* What the task requires *
Skip every image and restate the data word for word.

-- Begin --

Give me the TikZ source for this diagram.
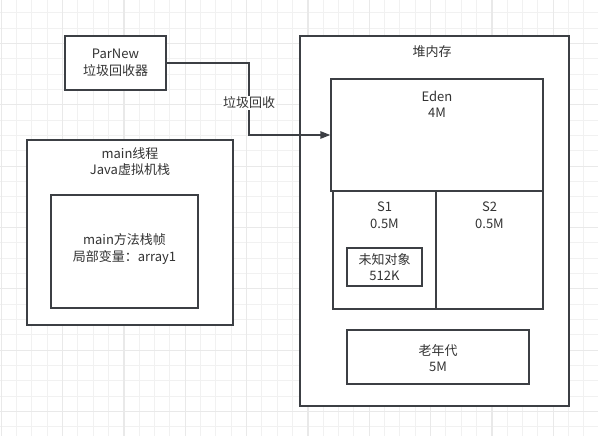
\documentclass[tikz,border=0pt]{standalone}
\usepackage{fontspec}
\setmainfont{Noto Sans CJK SC}
\usetikzlibrary{arrows.meta}
\definecolor{linec}{HTML}{3C3F44}
\definecolor{textc}{HTML}{333333}
\definecolor{gridminor}{HTML}{F1F1F1}
\definecolor{gridmajor}{HTML}{E9E9E9}
\tikzset{
  box/.style={draw=linec, line width=1.4pt, fill=white, inner sep=0pt},
  txt/.style={text=textc, font=\fontsize{13}{16.5}\selectfont, align=center, inner sep=0pt},
  conn/.style={draw=linec, line width=1.4pt, -{Triangle[length=10pt,width=7.5pt]}},
  lbl/.style={txt, fill=white, inner sep=1pt}
}
\begin{document}
\begin{tikzpicture}[x=1pt,y=-1pt]
\useasboundingbox (0,0) rectangle (598,436);
\fill[white] (0,0) rectangle (598,436);
% grid
\foreach \k in {0,...,39} {
  \draw[gridminor, line width=1pt] ({1.3+15.333*\k},0) -- ({1.3+15.333*\k},436);
}
\foreach \k in {0,...,28} {
  \draw[gridminor, line width=1pt] (0,{12.84+15.333*\k}) -- (598,{12.84+15.333*\k});
}
\foreach \k in {0,...,9} {
  \draw[gridmajor, line width=1.3pt] ({1.3+61.333*\k},0) -- ({1.3+61.333*\k},436);
}
\foreach \k in {0,...,6} {
  \draw[gridmajor, line width=1.3pt] (0,{43.5+61.333*\k}) -- (598,{43.5+61.333*\k});
}
% ParNew
\node[box, minimum width=101pt, minimum height=54pt] (parnew) at (115.5,63) {};
\node[txt] (parnewt) at (parnew.center) {ParNew\\垃圾回收器};
% main thread
\node[box, minimum width=206pt, minimum height=185pt] (mainth) at (130,232.5) {};
\node[txt] (maintht) at (130,161.5) {main线程\\Java虚拟机栈};
\node[box, minimum width=147pt, minimum height=113pt] (frame) at (124.5,251.5) {};
\node[txt] (framet) at (124.5,249) {main方法栈帧\\局部变量：array1};
% heap
\node[box, minimum width=269pt, minimum height=370pt] (heap) at (434.5,221) {};
\node[txt] (heapt) at (432,52) {堆内存};
\node[box, minimum width=212pt, minimum height=112pt] (eden) at (437,135) {};
\node[txt] (edent) at (437,104.5) {Eden\\4M};
\node[box, minimum width=103pt, minimum height=118pt] (s1) at (384.5,250) {};
\node[txt] (s1t) at (384.5,215) {S1\\0.5M};
\node[box, minimum width=107pt, minimum height=118pt] (s2) at (489.5,250) {};
\node[txt] (s2t) at (489.5,215) {S2\\0.5M};
\node[box, minimum width=75pt, minimum height=38pt] (obj) at (384.5,267) {};
\node[txt] (objt) at (obj.center) {未知对象\\512K};
\node[box, minimum width=182pt, minimum height=54pt] (old) at (438,357) {};
\node[txt] (oldt) at (438,358) {老年代\\5M};
% connector
\coordinate (bend) at (249,103);
\draw[conn] (parnew.east) -| (bend) |- (eden.west);
\node[lbl] (gclbl) at (bend) {垃圾回收};
\end{tikzpicture}
\end{document}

-- End --

* The output *
Give me the TikZ source for this diagram.
\documentclass[tikz,border=0pt]{standalone}
\usepackage{fontspec}
\setmainfont{Noto Sans CJK SC}
\usetikzlibrary{arrows.meta}
\definecolor{linec}{HTML}{3C3F44}
\definecolor{textc}{HTML}{333333}
\definecolor{gridminor}{HTML}{F1F1F1}
\definecolor{gridmajor}{HTML}{E9E9E9}
\tikzset{
  box/.style={draw=linec, line width=1.4pt, fill=white, inner sep=0pt},
  txt/.style={text=textc, font=\fontsize{13}{16.5}\selectfont, align=center, inner sep=0pt},
  conn/.style={draw=linec, line width=1.4pt, -{Triangle[length=10pt,width=7.5pt]}},
  lbl/.style={txt, fill=white, inner sep=1pt}
}
\begin{document}
\begin{tikzpicture}[x=1pt,y=-1pt]
\useasboundingbox (0,0) rectangle (598,436);
\fill[white] (0,0) rectangle (598,436);
% grid
\foreach \k in {0,...,39} {
  \draw[gridminor, line width=1pt] ({1.3+15.333*\k},0) -- ({1.3+15.333*\k},436);
}
\foreach \k in {0,...,28} {
  \draw[gridminor, line width=1pt] (0,{12.84+15.333*\k}) -- (598,{12.84+15.333*\k});
}
\foreach \k in {0,...,9} {
  \draw[gridmajor, line width=1.3pt] ({1.3+61.333*\k},0) -- ({1.3+61.333*\k},436);
}
\foreach \k in {0,...,6} {
  \draw[gridmajor, line width=1.3pt] (0,{43.5+61.333*\k}) -- (598,{43.5+61.333*\k});
}
% ParNew
\node[box, minimum width=101pt, minimum height=54pt] (parnew) at (115.5,63) {};
\node[txt] (parnewt) at (parnew.center) {ParNew\\垃圾回收器};
% main thread
\node[box, minimum width=206pt, minimum height=185pt] (mainth) at (130,232.5) {};
\node[txt] (maintht) at (130,161.5) {main线程\\Java虚拟机栈};
\node[box, minimum width=147pt, minimum height=113pt] (frame) at (124.5,251.5) {};
\node[txt] (framet) at (124.5,249) {main方法栈帧\\局部变量：array1};
% heap
\node[box, minimum width=269pt, minimum height=370pt] (heap) at (434.5,221) {};
\node[txt] (heapt) at (432,52) {堆内存};
\node[box, minimum width=212pt, minimum height=112pt] (eden) at (437,135) {};
\node[txt] (edent) at (437,104.5) {Eden\\4M};
\node[box, minimum width=103pt, minimum height=118pt] (s1) at (384.5,250) {};
\node[txt] (s1t) at (384.5,215) {S1\\0.5M};
\node[box, minimum width=107pt, minimum height=118pt] (s2) at (489.5,250) {};
\node[txt] (s2t) at (489.5,215) {S2\\0.5M};
\node[box, minimum width=75pt, minimum height=38pt] (obj) at (384.5,267) {};
\node[txt] (objt) at (obj.center) {未知对象\\512K};
\node[box, minimum width=182pt, minimum height=54pt] (old) at (438,357) {};
\node[txt] (oldt) at (438,358) {老年代\\5M};
% connector
\coordinate (bend) at (249,103);
\draw[conn] (parnew.east) -| (bend) |- (eden.west);
\node[lbl] (gclbl) at (bend) {垃圾回收};
\end{tikzpicture}
\end{document}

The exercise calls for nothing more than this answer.